Sobre envelhecimento, infância e
cuidado.
Fabrício
Carpinejar deixou-me profundamente comovida com sua crônica de domingo em ZH.
Revivi os anos de convivência íntima com meus pais, pelo fato de terem morado
conosco até a morte. O assunto que ele levanta é das coisas mais delicadas que
conheço.
Estamos
em vésperas do Dia da Criança e isso comove também. Somos pessoas que cuidam
das duas pontas vulneráveis da trajetória humana: os velhos e as crianças. Não
imagino algo mais importante de se fazer.
Fizemos
isso ao mesmo tempo lá em casa. Nossas crianças conviveram estreitamente com os
avós, viram-nos participar da nossa grande mesa, viram o processo de
envelhecimento acontecer devagar, mas de forma inexorável. Já nossos velhos
alegraram-se com os nascimentos, os choros, as traquinagens, os progressos e,
garanto, tudo aconteceu como devia, exceto o sofrimento que acompanhou minha
mãe durante anos.
É
preciso coragem para viver de verdade, por que viver de verdade traz um monte
de responsabilidades. Esta contingência não aceita desculpas e não perdoa
omissões. A vida cobra cedo ou tarde e devolve tudo com generosidade.
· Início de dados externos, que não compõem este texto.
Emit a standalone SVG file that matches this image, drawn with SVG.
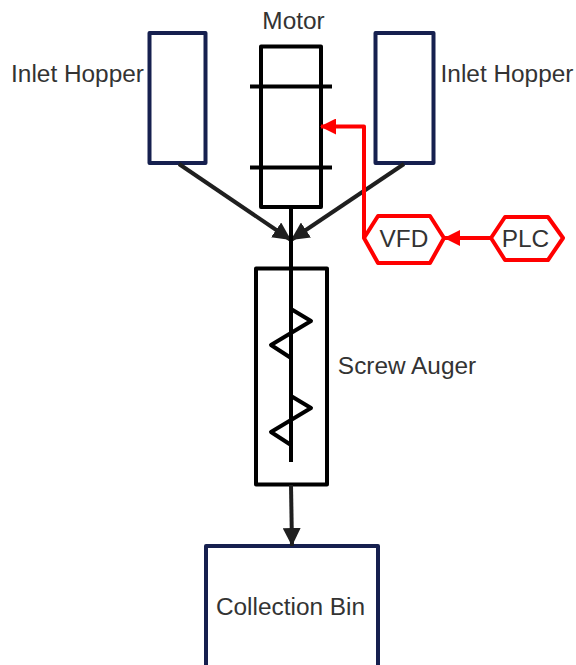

É difícil
conseguir ser feliz sem cumprir o que nos cabe.
Para
que consigamos dar conta de tanta coisa, contamos com a tecnologia, que fornece
fraldas maravilhosas, escolas bem equipadas e dentro delas as cuidadoras e
professoras fazem tudo para o conforto e o desenvolvimento das nossas crianças.
Contamos também com fraldas geriátricas e instituições modelo e dentro delas,
cuidadores especializados em proporcionar bem estar aos idosos. As fraldas são
itens importantes, no começo e no fim, no geral.
Levar
nossas crianças a frequentar escolinhas é um imperativo hoje em dia, dado a
ausência dos pais o dia inteiro. Levar nossos velhos a morar em lares para
idosos pode parecer crueldade, mas não é. Crueldade é não dar as condições
necessárias para o cuidado adequado.
As
escolas não são depósitos de crianças, nem as casas para idosos são depósitos
de velhos. Necessitar de socorro não pressupõe abandono nem desinteresse.
Abandono é pensar que estranhos podem tomar nosso lugar.
Nós
somos insubstituíveis, por que carregamos conosco todo o potencial de cuidado
amoroso de que os nossos pais e filhos necessitam. Precisar de ajuda não é
falta de amor. E falar sobre isso é necessário.